The major goal of our group is to define the molecular mechanisms for integral membrane protein regulation within the plasma membrane. We use neurons as a cellular model, as they have multiple specialised plasma membrane domains and a unique proteome comprising signalling receptors and channels. In particular, we focus on relatively unexplored regulators – such as intramembrane proteases – that have the ability to “read” and respond to the dynamics of transmembrane domains of these classes of protein.
We anticipate that our study of proteostasis and quality control of membrane proteins will shed light on the molecular basis of neurodegenerative disorders and cancer.
Proteostasis at the neuronal cell surface
Neurons – such as the hippocampal neuron that is pictured (taken by Anna) – are terminally differentiated, post-mitotic and long-lived, which poses a unique proteostatic challenge. Integral membrane proteins at the surface of neurons are critical for a wide variety of neuronal functions. We investigate the mechanisms that underlie their turnover at the cell surface of neurons, which relate to processes such as learning and memory and can go awry in disease.

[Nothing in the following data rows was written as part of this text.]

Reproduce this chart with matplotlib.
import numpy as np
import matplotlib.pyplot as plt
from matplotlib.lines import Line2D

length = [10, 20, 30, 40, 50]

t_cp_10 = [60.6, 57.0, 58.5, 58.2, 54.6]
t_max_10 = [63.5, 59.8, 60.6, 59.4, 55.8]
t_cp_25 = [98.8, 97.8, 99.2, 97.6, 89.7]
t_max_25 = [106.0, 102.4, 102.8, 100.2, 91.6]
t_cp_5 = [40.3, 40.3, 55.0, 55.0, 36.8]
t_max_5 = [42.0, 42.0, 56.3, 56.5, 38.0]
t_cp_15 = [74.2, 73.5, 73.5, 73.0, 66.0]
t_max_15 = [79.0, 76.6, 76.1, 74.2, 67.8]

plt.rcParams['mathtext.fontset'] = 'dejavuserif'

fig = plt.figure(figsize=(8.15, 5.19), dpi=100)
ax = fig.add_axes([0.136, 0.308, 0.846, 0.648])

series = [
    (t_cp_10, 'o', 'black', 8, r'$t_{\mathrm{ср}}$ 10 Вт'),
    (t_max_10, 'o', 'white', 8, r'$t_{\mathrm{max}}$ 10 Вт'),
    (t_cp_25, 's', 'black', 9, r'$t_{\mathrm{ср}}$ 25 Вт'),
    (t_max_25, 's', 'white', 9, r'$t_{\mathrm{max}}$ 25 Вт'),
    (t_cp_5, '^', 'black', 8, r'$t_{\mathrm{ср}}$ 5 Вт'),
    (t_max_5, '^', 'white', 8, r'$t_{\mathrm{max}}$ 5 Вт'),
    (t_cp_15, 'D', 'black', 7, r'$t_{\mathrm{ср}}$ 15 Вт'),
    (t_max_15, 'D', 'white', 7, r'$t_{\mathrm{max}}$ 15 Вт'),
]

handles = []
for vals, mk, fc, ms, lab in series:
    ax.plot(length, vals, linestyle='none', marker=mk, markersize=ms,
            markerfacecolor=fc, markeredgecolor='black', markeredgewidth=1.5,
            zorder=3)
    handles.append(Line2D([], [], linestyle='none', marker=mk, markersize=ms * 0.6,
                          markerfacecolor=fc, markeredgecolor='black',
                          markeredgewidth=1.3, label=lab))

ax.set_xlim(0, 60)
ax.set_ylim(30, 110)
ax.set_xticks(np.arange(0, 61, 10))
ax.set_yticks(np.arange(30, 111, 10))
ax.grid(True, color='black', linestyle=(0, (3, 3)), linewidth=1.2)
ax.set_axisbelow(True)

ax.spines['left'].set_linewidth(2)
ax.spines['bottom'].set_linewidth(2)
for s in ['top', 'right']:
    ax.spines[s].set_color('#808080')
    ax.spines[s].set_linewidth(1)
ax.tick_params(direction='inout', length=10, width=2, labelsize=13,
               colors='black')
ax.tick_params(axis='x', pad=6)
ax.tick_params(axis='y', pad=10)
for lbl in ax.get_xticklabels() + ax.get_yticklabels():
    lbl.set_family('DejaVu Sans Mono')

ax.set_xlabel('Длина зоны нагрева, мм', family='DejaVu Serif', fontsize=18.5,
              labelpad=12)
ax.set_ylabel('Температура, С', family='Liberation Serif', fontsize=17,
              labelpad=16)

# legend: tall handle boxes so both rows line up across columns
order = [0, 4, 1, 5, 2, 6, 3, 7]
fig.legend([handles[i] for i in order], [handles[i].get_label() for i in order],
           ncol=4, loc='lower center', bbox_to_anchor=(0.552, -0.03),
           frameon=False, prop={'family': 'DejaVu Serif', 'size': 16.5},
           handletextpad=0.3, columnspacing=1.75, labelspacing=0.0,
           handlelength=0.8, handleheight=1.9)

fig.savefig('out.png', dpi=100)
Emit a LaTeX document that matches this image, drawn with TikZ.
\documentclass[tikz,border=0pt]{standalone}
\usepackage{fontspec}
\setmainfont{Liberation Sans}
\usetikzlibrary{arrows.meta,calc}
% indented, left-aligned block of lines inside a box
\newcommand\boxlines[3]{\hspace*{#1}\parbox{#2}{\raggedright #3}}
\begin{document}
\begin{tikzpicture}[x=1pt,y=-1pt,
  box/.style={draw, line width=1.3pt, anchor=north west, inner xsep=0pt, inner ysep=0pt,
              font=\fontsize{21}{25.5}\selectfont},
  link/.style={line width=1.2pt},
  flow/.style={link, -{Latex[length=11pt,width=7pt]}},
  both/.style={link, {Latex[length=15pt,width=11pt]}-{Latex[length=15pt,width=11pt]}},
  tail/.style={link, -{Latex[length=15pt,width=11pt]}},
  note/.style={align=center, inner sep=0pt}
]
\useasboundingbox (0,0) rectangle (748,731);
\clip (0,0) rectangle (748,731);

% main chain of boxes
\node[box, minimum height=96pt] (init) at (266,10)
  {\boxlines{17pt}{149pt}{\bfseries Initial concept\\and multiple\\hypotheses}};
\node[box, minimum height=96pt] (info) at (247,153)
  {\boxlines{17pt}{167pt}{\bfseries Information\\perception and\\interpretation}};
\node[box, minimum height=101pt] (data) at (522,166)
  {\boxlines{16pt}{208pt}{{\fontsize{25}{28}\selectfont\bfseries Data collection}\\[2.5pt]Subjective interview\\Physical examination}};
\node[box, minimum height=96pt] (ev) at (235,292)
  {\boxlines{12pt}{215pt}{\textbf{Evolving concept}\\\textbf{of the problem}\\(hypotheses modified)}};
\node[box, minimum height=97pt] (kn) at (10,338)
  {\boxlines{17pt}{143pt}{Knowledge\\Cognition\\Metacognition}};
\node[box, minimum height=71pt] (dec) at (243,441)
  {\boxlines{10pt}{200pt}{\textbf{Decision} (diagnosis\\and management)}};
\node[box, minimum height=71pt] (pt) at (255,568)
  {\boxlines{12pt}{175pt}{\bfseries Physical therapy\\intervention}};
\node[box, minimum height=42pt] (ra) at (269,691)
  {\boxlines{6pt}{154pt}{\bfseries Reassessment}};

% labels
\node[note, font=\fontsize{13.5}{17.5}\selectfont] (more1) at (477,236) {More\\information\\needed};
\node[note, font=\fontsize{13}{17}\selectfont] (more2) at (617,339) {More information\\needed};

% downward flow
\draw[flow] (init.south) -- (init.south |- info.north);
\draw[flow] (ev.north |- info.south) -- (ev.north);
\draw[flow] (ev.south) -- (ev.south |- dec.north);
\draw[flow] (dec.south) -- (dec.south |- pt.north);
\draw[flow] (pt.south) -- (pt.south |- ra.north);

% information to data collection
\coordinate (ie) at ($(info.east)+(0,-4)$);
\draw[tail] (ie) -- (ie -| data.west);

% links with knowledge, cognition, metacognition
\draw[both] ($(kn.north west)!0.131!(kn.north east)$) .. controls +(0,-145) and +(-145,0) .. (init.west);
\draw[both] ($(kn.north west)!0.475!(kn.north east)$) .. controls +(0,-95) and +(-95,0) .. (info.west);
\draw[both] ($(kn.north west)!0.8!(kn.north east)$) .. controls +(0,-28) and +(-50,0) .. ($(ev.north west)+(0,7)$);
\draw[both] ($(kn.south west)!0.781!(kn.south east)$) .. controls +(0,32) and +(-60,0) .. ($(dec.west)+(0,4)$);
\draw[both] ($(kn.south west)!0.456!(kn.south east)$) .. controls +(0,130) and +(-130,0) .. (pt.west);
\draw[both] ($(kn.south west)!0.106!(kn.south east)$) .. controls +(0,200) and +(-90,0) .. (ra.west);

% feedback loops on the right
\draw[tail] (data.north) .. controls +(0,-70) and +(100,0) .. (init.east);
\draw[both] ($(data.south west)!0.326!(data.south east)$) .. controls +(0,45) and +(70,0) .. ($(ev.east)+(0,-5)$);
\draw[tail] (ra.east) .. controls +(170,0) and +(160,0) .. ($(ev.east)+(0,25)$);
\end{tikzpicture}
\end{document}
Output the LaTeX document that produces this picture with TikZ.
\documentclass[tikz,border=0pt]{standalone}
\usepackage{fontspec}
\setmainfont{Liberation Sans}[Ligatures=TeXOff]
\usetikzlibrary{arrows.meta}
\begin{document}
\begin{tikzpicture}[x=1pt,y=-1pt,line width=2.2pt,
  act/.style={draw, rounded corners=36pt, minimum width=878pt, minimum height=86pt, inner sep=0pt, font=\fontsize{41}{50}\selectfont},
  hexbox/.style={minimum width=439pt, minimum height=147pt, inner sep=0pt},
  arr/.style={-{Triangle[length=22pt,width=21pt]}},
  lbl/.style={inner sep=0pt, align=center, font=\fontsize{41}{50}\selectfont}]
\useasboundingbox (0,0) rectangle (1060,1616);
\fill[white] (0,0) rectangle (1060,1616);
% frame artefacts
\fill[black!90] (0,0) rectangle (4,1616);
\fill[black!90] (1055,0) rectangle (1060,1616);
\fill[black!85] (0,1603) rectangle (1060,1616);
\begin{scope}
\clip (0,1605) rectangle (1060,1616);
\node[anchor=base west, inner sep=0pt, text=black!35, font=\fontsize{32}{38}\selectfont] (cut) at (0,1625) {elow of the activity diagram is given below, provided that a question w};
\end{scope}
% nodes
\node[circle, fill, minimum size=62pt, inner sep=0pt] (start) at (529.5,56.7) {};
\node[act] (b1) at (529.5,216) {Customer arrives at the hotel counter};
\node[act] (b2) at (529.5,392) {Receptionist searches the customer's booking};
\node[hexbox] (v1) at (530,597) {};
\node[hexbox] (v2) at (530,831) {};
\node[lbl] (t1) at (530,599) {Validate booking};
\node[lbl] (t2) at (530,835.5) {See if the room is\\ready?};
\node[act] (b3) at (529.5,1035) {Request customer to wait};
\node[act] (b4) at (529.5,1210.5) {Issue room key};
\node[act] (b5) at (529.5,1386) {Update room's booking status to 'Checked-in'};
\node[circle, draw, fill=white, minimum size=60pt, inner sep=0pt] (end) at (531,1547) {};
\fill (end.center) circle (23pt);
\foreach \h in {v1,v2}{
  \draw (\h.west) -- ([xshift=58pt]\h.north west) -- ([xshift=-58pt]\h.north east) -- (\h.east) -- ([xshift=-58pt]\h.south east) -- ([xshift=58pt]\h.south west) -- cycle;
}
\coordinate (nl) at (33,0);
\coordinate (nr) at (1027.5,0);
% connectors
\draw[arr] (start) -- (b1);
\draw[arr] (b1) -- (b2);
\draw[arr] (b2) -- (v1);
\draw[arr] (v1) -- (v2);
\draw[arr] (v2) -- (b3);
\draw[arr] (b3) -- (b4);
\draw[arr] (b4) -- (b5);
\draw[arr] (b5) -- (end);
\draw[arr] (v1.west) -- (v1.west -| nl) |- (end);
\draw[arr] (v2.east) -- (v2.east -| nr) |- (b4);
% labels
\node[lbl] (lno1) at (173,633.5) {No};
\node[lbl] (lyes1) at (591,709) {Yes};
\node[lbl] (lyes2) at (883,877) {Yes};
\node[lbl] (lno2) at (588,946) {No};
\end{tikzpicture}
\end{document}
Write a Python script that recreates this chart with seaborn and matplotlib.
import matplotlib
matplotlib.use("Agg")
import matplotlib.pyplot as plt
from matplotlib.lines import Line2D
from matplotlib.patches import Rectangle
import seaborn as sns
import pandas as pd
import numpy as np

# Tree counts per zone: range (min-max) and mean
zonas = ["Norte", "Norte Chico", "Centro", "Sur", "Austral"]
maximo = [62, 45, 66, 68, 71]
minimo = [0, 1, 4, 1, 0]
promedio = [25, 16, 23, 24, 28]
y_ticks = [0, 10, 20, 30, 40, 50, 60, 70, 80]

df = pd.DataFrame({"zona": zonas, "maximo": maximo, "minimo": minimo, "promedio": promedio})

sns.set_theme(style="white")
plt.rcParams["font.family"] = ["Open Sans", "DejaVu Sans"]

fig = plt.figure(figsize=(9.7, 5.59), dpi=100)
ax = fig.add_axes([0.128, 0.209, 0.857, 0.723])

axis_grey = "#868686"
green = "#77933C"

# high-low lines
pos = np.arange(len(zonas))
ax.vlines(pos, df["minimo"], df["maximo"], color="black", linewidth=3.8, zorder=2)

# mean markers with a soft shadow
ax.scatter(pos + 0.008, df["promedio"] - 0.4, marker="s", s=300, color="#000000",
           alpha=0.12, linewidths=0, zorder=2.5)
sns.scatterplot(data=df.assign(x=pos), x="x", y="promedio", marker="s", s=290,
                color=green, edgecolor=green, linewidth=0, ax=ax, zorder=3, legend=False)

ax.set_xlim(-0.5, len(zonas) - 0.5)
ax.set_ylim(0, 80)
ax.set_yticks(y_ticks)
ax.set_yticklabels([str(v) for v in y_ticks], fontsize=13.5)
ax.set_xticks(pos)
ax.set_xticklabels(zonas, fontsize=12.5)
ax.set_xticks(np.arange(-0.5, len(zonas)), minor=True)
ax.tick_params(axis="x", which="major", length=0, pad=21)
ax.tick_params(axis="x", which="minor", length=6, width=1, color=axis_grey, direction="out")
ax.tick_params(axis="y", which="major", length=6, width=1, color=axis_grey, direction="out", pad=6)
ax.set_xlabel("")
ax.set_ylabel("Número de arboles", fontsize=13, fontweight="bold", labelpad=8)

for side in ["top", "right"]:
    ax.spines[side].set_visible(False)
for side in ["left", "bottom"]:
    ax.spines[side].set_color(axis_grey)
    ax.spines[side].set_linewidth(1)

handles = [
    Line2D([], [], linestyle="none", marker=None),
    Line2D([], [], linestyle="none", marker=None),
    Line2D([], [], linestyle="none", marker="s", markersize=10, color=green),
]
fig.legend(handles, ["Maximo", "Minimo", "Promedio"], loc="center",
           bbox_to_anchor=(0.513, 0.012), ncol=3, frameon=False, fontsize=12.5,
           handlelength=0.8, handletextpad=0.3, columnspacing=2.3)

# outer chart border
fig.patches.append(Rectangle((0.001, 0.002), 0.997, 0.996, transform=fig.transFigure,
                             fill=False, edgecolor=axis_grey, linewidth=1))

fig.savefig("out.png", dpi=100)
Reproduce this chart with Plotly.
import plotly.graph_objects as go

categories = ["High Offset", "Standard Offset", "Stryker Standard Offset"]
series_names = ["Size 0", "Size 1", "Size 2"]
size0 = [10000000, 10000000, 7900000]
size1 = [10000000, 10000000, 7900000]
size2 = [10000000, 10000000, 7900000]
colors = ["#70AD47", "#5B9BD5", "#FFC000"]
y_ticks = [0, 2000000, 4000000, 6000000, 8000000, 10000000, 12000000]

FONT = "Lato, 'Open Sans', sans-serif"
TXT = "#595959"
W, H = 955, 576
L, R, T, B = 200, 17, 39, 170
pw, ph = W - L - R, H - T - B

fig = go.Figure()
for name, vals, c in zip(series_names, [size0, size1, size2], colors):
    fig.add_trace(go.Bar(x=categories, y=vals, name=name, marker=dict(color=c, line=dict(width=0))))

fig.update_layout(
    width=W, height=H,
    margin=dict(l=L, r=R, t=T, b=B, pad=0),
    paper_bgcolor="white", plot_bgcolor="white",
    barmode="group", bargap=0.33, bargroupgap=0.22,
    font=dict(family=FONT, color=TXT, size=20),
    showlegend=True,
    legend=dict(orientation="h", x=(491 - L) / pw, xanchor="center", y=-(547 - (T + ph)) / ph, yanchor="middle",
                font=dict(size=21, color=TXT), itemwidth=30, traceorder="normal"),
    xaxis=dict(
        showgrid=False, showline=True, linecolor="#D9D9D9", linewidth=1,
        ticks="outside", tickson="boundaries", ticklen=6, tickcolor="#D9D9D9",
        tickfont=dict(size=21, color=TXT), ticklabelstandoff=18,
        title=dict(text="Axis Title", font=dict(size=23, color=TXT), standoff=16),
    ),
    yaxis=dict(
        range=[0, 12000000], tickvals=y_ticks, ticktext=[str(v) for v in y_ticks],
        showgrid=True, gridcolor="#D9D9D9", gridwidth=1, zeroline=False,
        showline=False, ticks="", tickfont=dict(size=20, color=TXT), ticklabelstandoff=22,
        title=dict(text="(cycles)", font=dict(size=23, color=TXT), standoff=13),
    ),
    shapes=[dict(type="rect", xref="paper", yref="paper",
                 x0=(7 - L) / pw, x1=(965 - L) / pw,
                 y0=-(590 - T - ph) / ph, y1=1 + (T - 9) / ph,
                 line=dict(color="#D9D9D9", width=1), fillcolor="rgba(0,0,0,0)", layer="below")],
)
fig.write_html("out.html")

Conformational Surveillance
Cell surface receptors, transporters and channels all undergo large conformational changes that drive their activity. We have found that certain proteins can recognise these dynamics within the bilayer – and act to downregulate them. We will further investigate identified examples of this process – and aim to discover further intrabilayer regulators of membrane protein activity and abundance.
Intramembrane proteolysis
Intramembrane proteases exist in all kingdoms of life, yet we have a limited understanding of what they do in mammals. We have developed new ways to identify and screen for their substrates, which is a critical step in elucidating their function. We focus our efforts on plasma membrane resident RHBDL1, RHBDL2 (subcellular localisation pictured), RHBDL3 and SPPL2b.